-- Aim of the task --
Return exactly the lines that run from the beginning through the line containing "Serif', 'Noto Sans", both included, and no others.

-- Source data --
^^^^

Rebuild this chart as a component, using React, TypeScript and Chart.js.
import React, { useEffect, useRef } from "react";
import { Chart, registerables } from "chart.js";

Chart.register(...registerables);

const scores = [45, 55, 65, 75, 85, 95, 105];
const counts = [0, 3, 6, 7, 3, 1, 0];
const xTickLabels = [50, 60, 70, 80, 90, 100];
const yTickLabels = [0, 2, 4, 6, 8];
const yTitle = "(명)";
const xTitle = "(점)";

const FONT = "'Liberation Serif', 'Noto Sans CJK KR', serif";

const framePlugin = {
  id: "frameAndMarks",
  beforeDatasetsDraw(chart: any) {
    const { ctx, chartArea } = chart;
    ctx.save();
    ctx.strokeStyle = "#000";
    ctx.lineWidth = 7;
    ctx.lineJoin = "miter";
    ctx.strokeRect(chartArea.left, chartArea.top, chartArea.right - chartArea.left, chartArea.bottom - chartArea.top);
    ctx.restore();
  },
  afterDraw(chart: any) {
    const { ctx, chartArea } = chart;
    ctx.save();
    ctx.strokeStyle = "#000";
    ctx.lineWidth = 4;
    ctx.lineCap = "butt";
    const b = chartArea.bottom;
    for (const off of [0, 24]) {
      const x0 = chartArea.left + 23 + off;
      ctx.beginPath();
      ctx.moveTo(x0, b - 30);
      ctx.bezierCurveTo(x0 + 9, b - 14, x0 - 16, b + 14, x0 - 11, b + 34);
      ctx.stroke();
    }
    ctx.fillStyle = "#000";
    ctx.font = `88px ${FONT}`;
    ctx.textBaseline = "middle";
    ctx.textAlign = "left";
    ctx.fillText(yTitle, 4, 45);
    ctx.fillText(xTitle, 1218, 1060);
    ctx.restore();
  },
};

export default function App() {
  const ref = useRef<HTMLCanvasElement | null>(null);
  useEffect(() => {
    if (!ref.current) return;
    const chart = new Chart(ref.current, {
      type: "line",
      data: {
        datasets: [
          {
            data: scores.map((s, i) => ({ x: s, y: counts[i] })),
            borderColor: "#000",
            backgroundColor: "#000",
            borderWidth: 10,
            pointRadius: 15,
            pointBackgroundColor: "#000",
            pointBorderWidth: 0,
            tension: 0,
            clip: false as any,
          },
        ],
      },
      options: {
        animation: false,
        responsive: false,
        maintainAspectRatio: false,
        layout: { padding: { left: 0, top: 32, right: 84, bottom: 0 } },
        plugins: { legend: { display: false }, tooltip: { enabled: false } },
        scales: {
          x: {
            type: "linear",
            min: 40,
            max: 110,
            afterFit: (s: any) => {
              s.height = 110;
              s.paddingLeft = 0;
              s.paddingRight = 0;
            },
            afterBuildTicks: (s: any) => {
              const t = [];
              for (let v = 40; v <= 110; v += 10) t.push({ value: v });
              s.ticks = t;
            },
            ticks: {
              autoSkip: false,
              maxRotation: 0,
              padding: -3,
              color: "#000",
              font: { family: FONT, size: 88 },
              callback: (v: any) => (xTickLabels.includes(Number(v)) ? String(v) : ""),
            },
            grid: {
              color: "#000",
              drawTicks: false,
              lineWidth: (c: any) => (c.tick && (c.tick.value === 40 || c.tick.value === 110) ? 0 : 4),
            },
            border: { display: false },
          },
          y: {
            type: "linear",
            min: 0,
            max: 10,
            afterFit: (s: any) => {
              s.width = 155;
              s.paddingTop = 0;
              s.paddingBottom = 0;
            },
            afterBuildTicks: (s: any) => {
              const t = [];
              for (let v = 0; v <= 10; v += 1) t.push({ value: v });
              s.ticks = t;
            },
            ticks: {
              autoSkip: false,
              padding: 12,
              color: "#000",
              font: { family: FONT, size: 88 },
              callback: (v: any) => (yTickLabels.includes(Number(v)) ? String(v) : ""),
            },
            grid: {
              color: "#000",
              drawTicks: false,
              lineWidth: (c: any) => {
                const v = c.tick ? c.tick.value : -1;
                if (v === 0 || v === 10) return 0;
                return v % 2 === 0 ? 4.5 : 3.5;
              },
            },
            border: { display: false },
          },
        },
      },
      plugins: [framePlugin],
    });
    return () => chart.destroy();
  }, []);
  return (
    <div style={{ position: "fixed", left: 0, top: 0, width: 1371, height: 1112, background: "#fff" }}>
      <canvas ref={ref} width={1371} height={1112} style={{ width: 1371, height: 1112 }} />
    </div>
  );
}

^^^^

-- Written solution --
Rebuild this chart as a component, using React, TypeScript and Chart.js.
import React, { useEffect, useRef } from "react";
import { Chart, registerables } from "chart.js";

Chart.register(...registerables);

const scores = [45, 55, 65, 75, 85, 95, 105];
const counts = [0, 3, 6, 7, 3, 1, 0];
const xTickLabels = [50, 60, 70, 80, 90, 100];
const yTickLabels = [0, 2, 4, 6, 8];
const yTitle = "(명)";
const xTitle = "(점)";

const FONT = "'Liberation Serif', 'Noto Sans CJK KR', serif";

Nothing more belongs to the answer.